COVID’s Wild Ride

The past 18 months have been difficult, for everyone. This reflection is not about who has had it the hardest, but is centered in my work and experience in higher education and student housing.  And the pandemic’s impacts to student housing and higher education have been a closely lived experience for me. 

Alongside my former team, I have ridden the roller coaster of the pandemic starting with that first scary drop of attempting to accommodate students from our overseas program into our residence halls state-side, and then very quickly moving into the 90 degree drop that was facilitating a move-out process in less than a week. To the ups and downs of redoing our room selection and housing assignments processes multiple times.  And the screams induced by planning a fall 2020 move-in only to have the university go remote within in days of our planned move-in (though a few hundred students had already moved their items to campus).  Then came the dive drops of furloughs and lay-offs.  And upon returning from my own furlough, experiencing the barrel rolls of many of the remaining team members beginning to resign.  When things began to look more positive for the spring term due to the roll out vaccinations, we coasted into efforts to rebuild a team began. Application screenings, interview processes (all via Zoom), virtual on-boarding, and the long-slog at attempting to rebuild the institutional knowledge lost via virtual trainings.  But efforts to on-board so many new staff in the midst of the ever-changing landscape of virus variants, the ride started to move backwards.  After such a dizzying 18 months, it’s no wonder so many are anxious to get off the ride.

And all the while, the majority of reporting and essays on the experience of higher education were generally focused on the three areas:

·         The student experience:  is virtual or hybrid learning as good as in person?  Should students be paying the same tuition rates if they are not in person?  Should COVID vaccines for students be mandated?

·         The faculty experience: the challenges of switching to remote learning, or not wanting to teach in person without access to a vaccine, or requiring vaccination of students),

·         The front line worker experience: like custodial, maintenance, or food services staff (who are most often at higher risk for COVID exposure and are often from marginalized communities)  

But rarely did I really see the experience of higher education staff (or residence life staff) reflected in what I read.   This week’s Ed Surge column “Higher Ed, We’ve Got a Morale Problem- and a Free T-Shirt Won’t Fix it” by Kevin R. McClure probably comes closest to touching on what I am hearing from fellow higher ed (and especially student affairs) staff.

For the Student Affairs and Residence Life staff charged with managing the co-curricular on-campus experience, expectations about the student experience have been growing increasingly higher over the years, with the necessity of navigating helicopter parents (lawnmower parents, bulldozer parents, etc.) and increasing mental health concerns amongst college students.  Pre-pandemic, student affairs was already required to be incredibly involved in helping and responding to student concerns (suicidal ideation, Title IX, racial inequity and calls for anti-racist reviews of programs), but the pandemic has required the layering on of a full-blown medical operation to the existing student concerns:

·         Managing COVID Isolation/quarantine housing

·         Enforcing masking requirements

·         Enforcing vaccine requirements

·         Enforcing visitation and occupancy restrictions

·         Facilitating surveillance testing programs

And if the aforementioned wasn’t enough, the particular challenges of Fall 2021 include the specific student related challenges of essentially 2 first-year classes at once (for institutions who were not in person for 2020-2021 school year); new and increasing mental health concerns amongst students who have felt isolated during the pandemic; students who are anxious to catch-up on what they perceive is the “missed college experience” of last year, resulting in a noticeable spike in alcohol incidents. 

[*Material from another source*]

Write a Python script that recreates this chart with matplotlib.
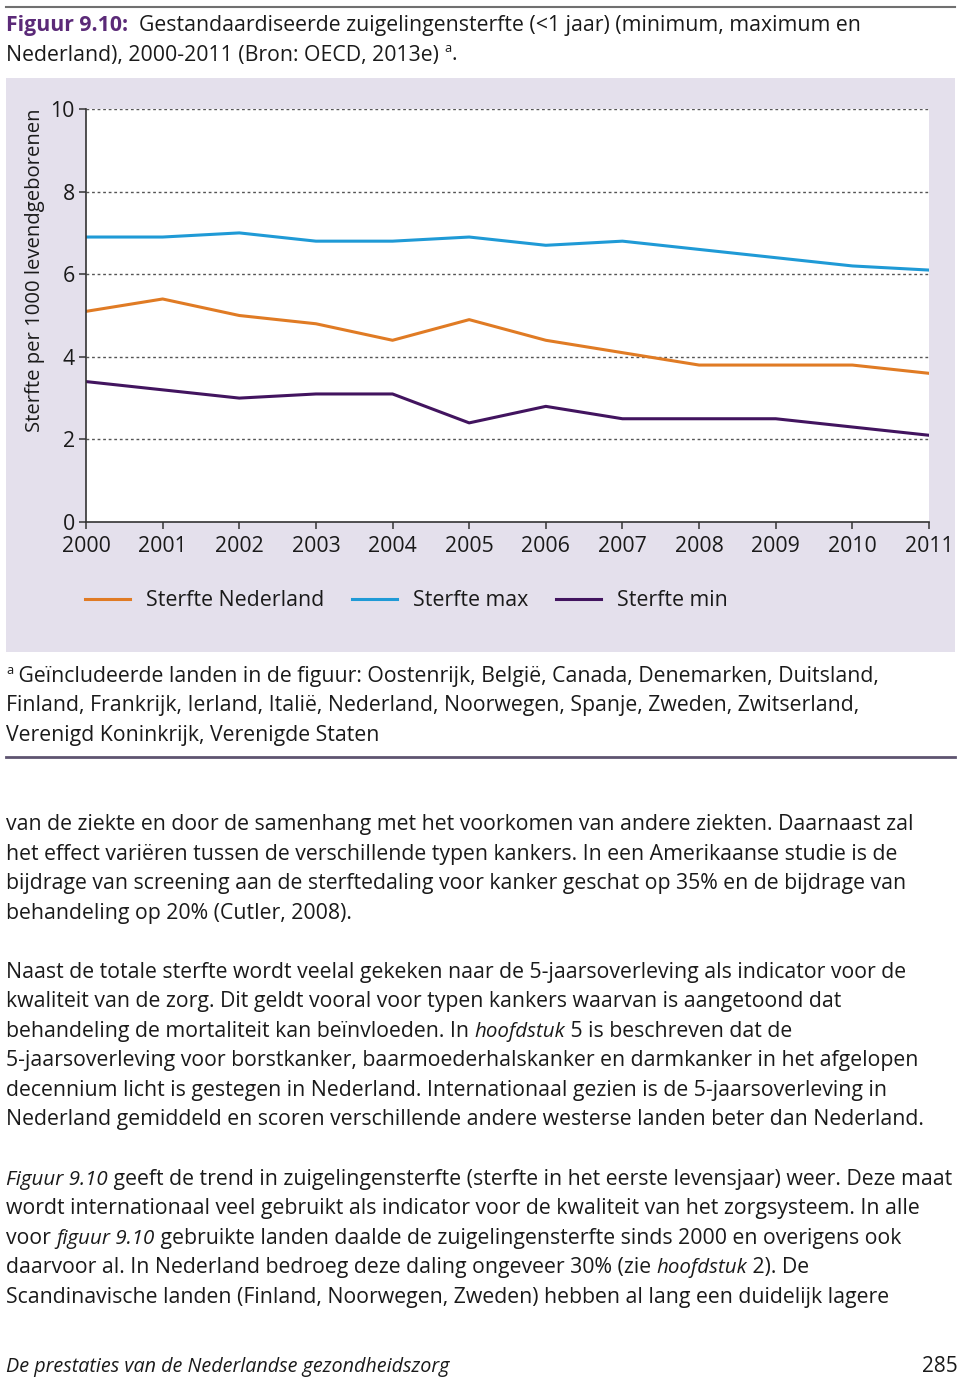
import matplotlib
matplotlib.use("Agg")
import matplotlib.pyplot as plt
from matplotlib.patches import Rectangle
from matplotlib.lines import Line2D
from matplotlib.font_manager import FontProperties

# data (sterfte per 1000 levendgeborenen)
years = list(range(2000, 2012))
sterfte_nl = [5.1, 5.4, 5.0, 4.8, 4.4, 4.9, 4.4, 4.1, 3.8, 3.8, 3.8, 3.6]
sterfte_max = [6.9, 6.9, 7.0, 6.8, 6.8, 6.9, 6.7, 6.8, 6.6, 6.4, 6.2, 6.1]
sterfte_min = [3.4, 3.2, 3.0, 3.1, 3.1, 2.4, 2.8, 2.5, 2.5, 2.5, 2.3, 2.1]
series_names = ["Sterfte Nederland", "Sterfte max", "Sterfte min"]
yticks = [0, 2, 4, 6, 8, 10]
ylabel = "Sterfte per 1000 levendgeborenen"

title_lines = [
    [("Figuur 9.10:", "bold"), ("  Gestandaardiseerde zuigelingensterfte (<1 jaar) (minimum, maximum en", "")],
    [("Nederland), 2000-2011 (Bron: OECD, 2013e) ", ""), ("a", "sup"), (".", "")],
]
footnote_lines = [
    [("a", "sup"), (" Geïncludeerde landen in de figuur: Oostenrijk, België, Canada, Denemarken, Duitsland,", "")],
    [("Finland, Frankrijk, Ierland, Italië, Nederland, Noorwegen, Spanje, Zweden, Zwitserland,", "")],
    [("Verenigd Koninkrijk, Verenigde Staten", "")],
]
body_paragraphs = [
    [
        [("van de ziekte en door de samenhang met het voorkomen van andere ziekten. Daarnaast zal", "")],
        [("het effect variëren tussen de verschillende typen kankers. In een Amerikaanse studie is de", "")],
        [("bijdrage van screening aan de sterftedaling voor kanker geschat op 35% en de bijdrage van", "")],
        [("behandeling op 20% (Cutler, 2008).", "")],
    ],
    [
        [("Naast de totale sterfte wordt veelal gekeken naar de 5-jaarsoverleving als indicator voor de", "")],
        [("kwaliteit van de zorg. Dit geldt vooral voor typen kankers waarvan is aangetoond dat", "")],
        [("behandeling de mortaliteit kan beïnvloeden. In ", ""), ("hoofdstuk", "italic"), (" 5 is beschreven dat de", "")],
        [("5-jaarsoverleving voor borstkanker, baarmoederhalskanker en darmkanker in het afgelopen", "")],
        [("decennium licht is gestegen in Nederland. Internationaal gezien is de 5-jaarsoverleving in", "")],
        [("Nederland gemiddeld en scoren verschillende andere westerse landen beter dan Nederland.", "")],
    ],
    [
        [("Figuur 9.10", "italic"), (" geeft de trend in zuigelingensterfte (sterfte in het eerste levensjaar) weer. Deze maat", "")],
        [("wordt internationaal veel gebruikt als indicator voor de kwaliteit van het zorgsysteem. In alle", "")],
        [("voor ", ""), ("figuur 9.10", "italic"), (" gebruikte landen daalde de zuigelingensterfte sinds 2000 en overigens ook", "")],
        [("daarvoor al. In Nederland bedroeg deze daling ongeveer 30% (zie ", ""), ("hoofdstuk", "italic"), (" 2). De", "")],
        [("Scandinavische landen (Finland, Noorwegen, Zweden) hebben al lang een duidelijk lagere", "")],
    ],
]
footer_left = "De prestaties van de Nederlandse gezondheidszorg"
footer_right = "285"

FONT = ["Open Sans", "DejaVu Sans"]
TXT = "#1a1a1a"
PURPLE_TITLE = "#5b2a78"
colors = ["#e07b24", "#1f9ad6", "#42145f"]
LAVENDER = "#e4e0ec"
SIZE = 15.35

W, H = 960, 1381
fig = plt.figure(figsize=(W / 100, H / 100), dpi=100)
renderer = fig.canvas.get_renderer()


def fx(x):
    return x / W


def fy(y):
    return 1 - y / H


def text_width(s, fp):
    # measure with sentinels so leading/trailing spaces count
    w1, _, _ = renderer.get_text_width_height_descent("|" + s + "|", fp, ismath=False)
    w0, _, _ = renderer.get_text_width_height_descent("||", fp, ismath=False)
    return w1 - w0


def rich_line(x, base, parts, size, color=TXT):
    for txt, style in parts:
        fp = FontProperties(family=FONT, size=size)
        c = color
        dy = 0
        if style == "bold":
            fp.set_weight("bold")
            c = PURPLE_TITLE
        elif style == "italic":
            fp.set_style("italic")
            fp.set_size(size * 0.96)  # reference italic is a bit narrower
        elif style == "sup":
            fp.set_size(size * 0.6)
            dy = -size * 0.55
        fig.text(fx(x), fy(base + dy), txt, fontproperties=fp, color=c, va="baseline", ha="left")
        x += text_width(txt, fp)


# top rule
fig.add_artist(Line2D([fx(6), fx(955)], [fy(7), fy(7)], color="#707070", lw=1.5))

# title
for i, parts in enumerate(title_lines):
    rich_line(6, 31 + i * 29.5, parts, SIZE)

# chart background
fig.add_artist(Rectangle((fx(6), fy(652)), fx(955) - fx(6), fy(78) - fy(652),
                         facecolor=LAVENDER, edgecolor="none", zorder=0))

ax = fig.add_axes([fx(86), fy(522), fx(929) - fx(86), fy(109) - fy(522)])
ax.set_facecolor("white")
for vals, name, col in zip([sterfte_nl, sterfte_max, sterfte_min], series_names, colors):
    ax.plot(years, vals, color=col, lw=2.2, label=name, solid_joinstyle="round")

ax.set_xlim(years[0], years[-1])
ax.set_ylim(0, 10)
ax.set_yticks(yticks)
ax.set_xticks(years)
ax.set_xticklabels([str(y) for y in years])
for t in yticks[1:]:
    ax.axhline(t, color="#555555", lw=1, ls=(0, (2, 2)), zorder=0)
for s in ["top", "right"]:
    ax.spines[s].set_visible(False)
for s in ["left", "bottom"]:
    ax.spines[s].set_color("#333333")
    ax.spines[s].set_linewidth(1.2)
ax.tick_params(axis="both", colors="#333333", labelcolor=TXT, length=5, width=1.1,
               labelsize=15.3)
ax.tick_params(axis="x", pad=5)
ax.tick_params(axis="y", pad=3)
for lab in ax.get_xticklabels() + ax.get_yticklabels():
    lab.set_family(FONT)

fig.text(fx(35), fy(270), ylabel, rotation=90, ha="center", va="center",
         fontsize=14.6, family=FONT, color=TXT)

leg = ax.legend(loc="center left", bbox_to_anchor=(fx(85), fy(601)),
                bbox_transform=fig.transFigure, ncol=3, frameon=False,
                prop=FontProperties(family=FONT, size=15.4), handlelength=2.1,
                handletextpad=0.75, columnspacing=1.3, borderpad=0, borderaxespad=0)
for t in leg.get_texts():
    t.set_color(TXT)

# footnote
for i, parts in enumerate(footnote_lines):
    rich_line(6, 682 + i * 29.5, parts, SIZE)

fig.add_artist(Line2D([fx(6), fx(955)], [fy(757), fy(757)], color="#5e5470", lw=2))

# body text
base = 830
for p, para in enumerate(body_paragraphs):
    for parts in para:
        rich_line(6, base, parts, SIZE)
        base += 29.55
    base += 29.55

# footer
fp_foot = FontProperties(family=FONT, size=14.2, style="italic")
fig.text(fx(6), fy(1372), footer_left, fontproperties=fp_foot, color=TXT, va="baseline")
fig.text(fx(958), fy(1372), footer_right, fontproperties=FontProperties(family=FONT, size=15),
         color=TXT, va="baseline", ha="right")

fig.savefig("out.png", dpi=100, facecolor="white")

All things considered, I understand why staff and faculty are feeling burnt out and demoralized. Personally, in my 20 year career in higher education, I have always felt drawn to the function of university operations, and have (mostly) enjoyed the challenges that have allowed me to grow professionally and develop new skills.  But managing the past 18 months of the roller coaster of COVID-19 in higher education, coupled with the personal worry for the health and safety of my family and myself (while facilitating remote learning for one child, and also caring for the other at home), has made me reexamine my work, and my professional goals.

So, if you’ve read this far, you’re probably asking why do I choose to continue to focus on higher education and student housing in my consulting and project management work? In the weeks and months leading up to my decision to leave higher education as full time staff member, I have been able to reflect on what I would bring to consulting and project management in higher education:

·         I love my work and this new opportunity allows me to do the things that I love.

·         I bring incredible experience and am exceptionally good at what I do.  A consultancy allows me to do that work with more people and institutions, and expand my experience.

·         In the existing environment of the pandemic and it’s impacts to higher education, I know I can still help, but consulting allows me the ability to define my scope, and empowers me to be my own boss

·         I can still influence institutional change, but from the outside, which can often be more powerful

·         I can balance my own mental and physical health and the needs of my family

For my colleagues in higher education, I am hoping that the roller coaster will slow down, and that you will be able to get off and focus on the real work.  In the meantime, I am here if you need me.